Because leadership formation always begins with personal formation. For a personal spiritual formation companion to this article, read Growing in the Waiting: How God Forms You Beneath the Surface.
The Question That Matters Most
In waiting, the most important leadership question is not:
“What should I do next?”
It’s:
“What is being formed in me right now?”
Formation shapes discernment. Discernment shapes decisions. Decisions shape direction. Direction shapes everything you lead.
This is why discipleship cannot be reduced to models. It has to be lived, formed, and reproduced relationally.

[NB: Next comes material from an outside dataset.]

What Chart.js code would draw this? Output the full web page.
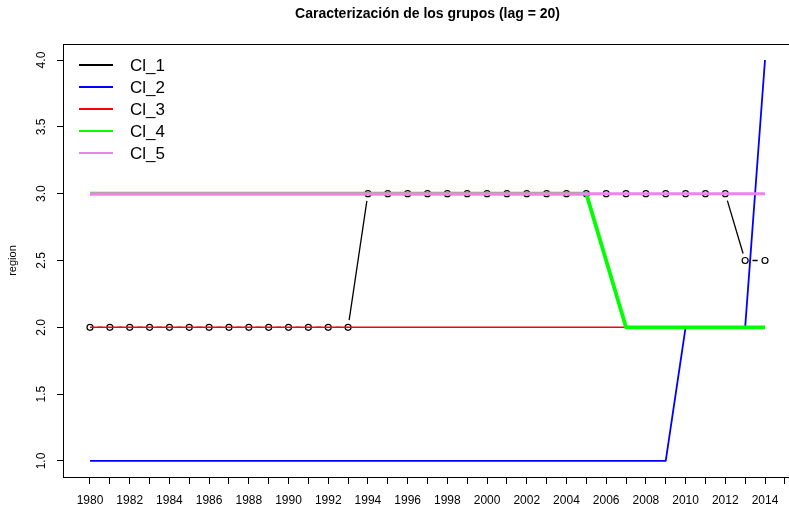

Leading Without Forcing the Outcome
In the Simplicity Church Network, we emphasize presence over pressure.
Waiting seasons are where that becomes real.
This is where leaders learn to stay relational instead of transactional, choose faithfulness over visibility, value depth over speed, and trust that God moves intentionally—even slowly.
If that feels uncomfortable, revisit this truth: God moves slow on purpose.
Speed is not the measure of spiritual health. Alignment is.
A Quiet Alignment With Mission
Formation doesn’t stay internal. It reshapes how leaders lead.
- Belonging before belief.
- Listening before speaking.
- Discernment before action.
- People before systems.
This is the heartbeat behind the Simplicity Church Network vision: relational, Spirit-led, rooted in Jesus, and open to those who are not rejecting Christ but are weary of institutional pressure.
Leaders formed in waiting do not merely build structures. They cultivate people.
Final Thought
If you’re in a slower season, don’t rush it.
Don’t force what God is forming.
This may be one of the most important leadership seasons you walk through.
Because what God forms in you now will determine what He can trust you with later.
In the Kingdom, formation always precedes fruit.
FAQs
Why do waiting seasons matter so much for leaders?
Waiting seasons are where God does deep internal work that shapes your character, trust, discernment, and leadership capacity.
What should I do when I feel like vision is delayed?
Stay rooted in Scripture, prayer, trusted relationships, and obedience. Delayed vision is often an invitation to deeper formation, not a sign that God has forgotten the mission.
Does waiting mean I am not leading effectively?
No. Some of the most important leadership happens when you are listening, discerning, and allowing God to form what cannot be rushed.
How do Acts 2 rhythms help leaders today?
Acts 2 gives leaders a simple pattern of Scripture, relationships, table, and prayer. These rhythms form communities that are rooted, Spirit-led, and relationally healthy.
How do I know if God is forming me and not just delaying me?
Look for changes in your character, peace, trust, patience, discernment, and willingness to obey without needing control over the outcome.